| EXERCISE DETAILS |
Begin with the first line of the material and write out each line exactly, ending with the line that contains "from bokeh.resources import INLINE". Pictures are not part of the copy.

| COLLECTED MATERIAL |

-- start --

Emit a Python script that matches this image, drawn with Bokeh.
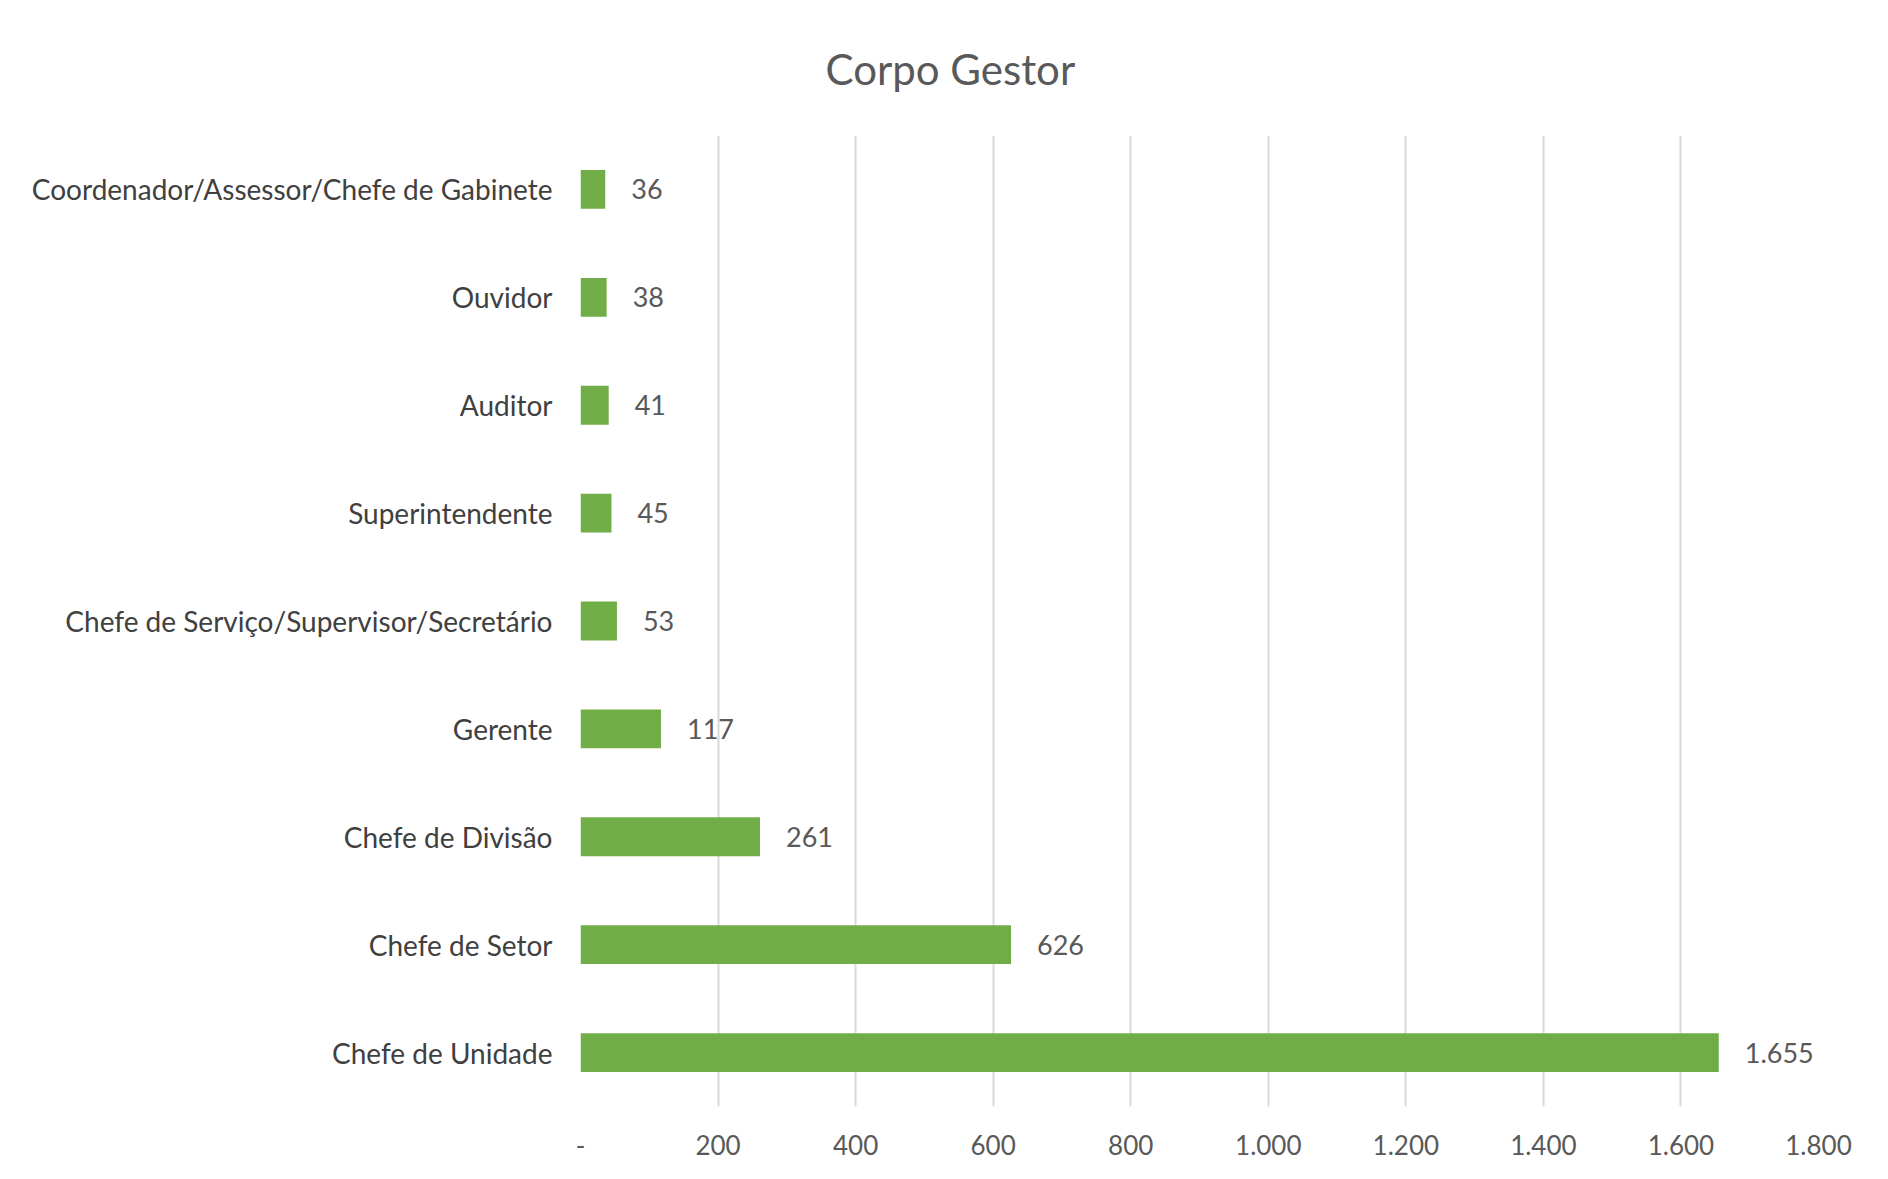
from bokeh.plotting import figure
from bokeh.models import FactorRange, ColumnDataSource, FixedTicker, Title
from bokeh.core.properties import value
from bokeh.embed import file_html
from bokeh.resources import INLINE

categories = [
    "Chefe de Unidade",
    "Chefe de Setor",
    "Chefe de Divisão",
    "Gerente",
    "Chefe de Serviço/Supervisor/Secretário",
    "Superintendente",
    "Auditor",
    "Ouvidor",
    "Coordenador/Assessor/Chefe de Gabinete",
]
counts = [1655, 626, 261, 117, 53, 45, 41, 38, 36]
x_ticks = [0, 200, 400, 600, 800, 1000, 1200, 1400, 1600, 1800]
x_tick_labels = ["-", "200", "400", "600", "800", "1.000", "1.200", "1.400", "1.600", "1.800"]
title_text = "Corpo Gestor"


def fmt(v):
    return f"{v:,}".replace(",", ".")


labels = [fmt(v) for v in counts]
src = ColumnDataSource(dict(cat=categories, val=counts, lab=labels))

FONT = "Lato"

p = figure(
    width=1878, height=1168,
    y_range=FactorRange(factors=categories, range_padding=0),
    x_range=(0, 1800),
    output_backend="svg", toolbar_location=None,
    min_border_left=580, min_border_right=60,
    min_border_top=133, min_border_bottom=62,
)
p.outline_line_color = None
p.border_fill_color = "white"

t = Title(text=title_text, align="left", text_font=FONT, text_font_size="42px",
          text_font_style="normal", text_color="#595959", standoff=83, offset=245)
p.add_layout(t, "above")

p.hbar(y="cat", right="val", left=0, height=0.36, source=src,
       fill_color="#70AD47", line_color=None)

p.text(x="val", y="cat", text="lab", source=src, x_offset=26,
       text_baseline="middle", text_align="left",
       text_font=value(FONT), text_font_size="27px", text_color="#595959")

p.xgrid.ticker = FixedTicker(ticks=x_ticks)
p.xgrid.grid_line_color = "#d9d9d9"
p.xgrid.grid_line_width = 2
p.ygrid.grid_line_color = None

p.xaxis.ticker = FixedTicker(ticks=x_ticks)
p.xaxis.major_label_overrides = {t_: l for t_, l in zip(x_ticks, x_tick_labels)}
p.xaxis.axis_line_color = None
p.xaxis.major_tick_line_color = None
p.xaxis.minor_tick_line_color = None
p.xaxis.major_label_text_font = FONT
p.xaxis.major_label_text_font_size = "26px"
p.xaxis.major_label_text_color = "#595959"
p.xaxis.major_label_standoff = 22

p.yaxis.axis_line_color = None
p.yaxis.major_tick_line_color = None
p.yaxis.minor_tick_line_color = None
p.yaxis.major_label_text_font = FONT
p.yaxis.major_label_text_font_size = "28px"
p.yaxis.major_label_text_color = "#404040"
p.yaxis.major_label_standoff = 22

open("out.html", "w").write(file_html(p, INLINE))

-- end --

| SOLUTION FOR THIS TASK |
Emit a Python script that matches this image, drawn with Bokeh.
from bokeh.plotting import figure
from bokeh.models import FactorRange, ColumnDataSource, FixedTicker, Title
from bokeh.core.properties import value
from bokeh.embed import file_html
from bokeh.resources import INLINE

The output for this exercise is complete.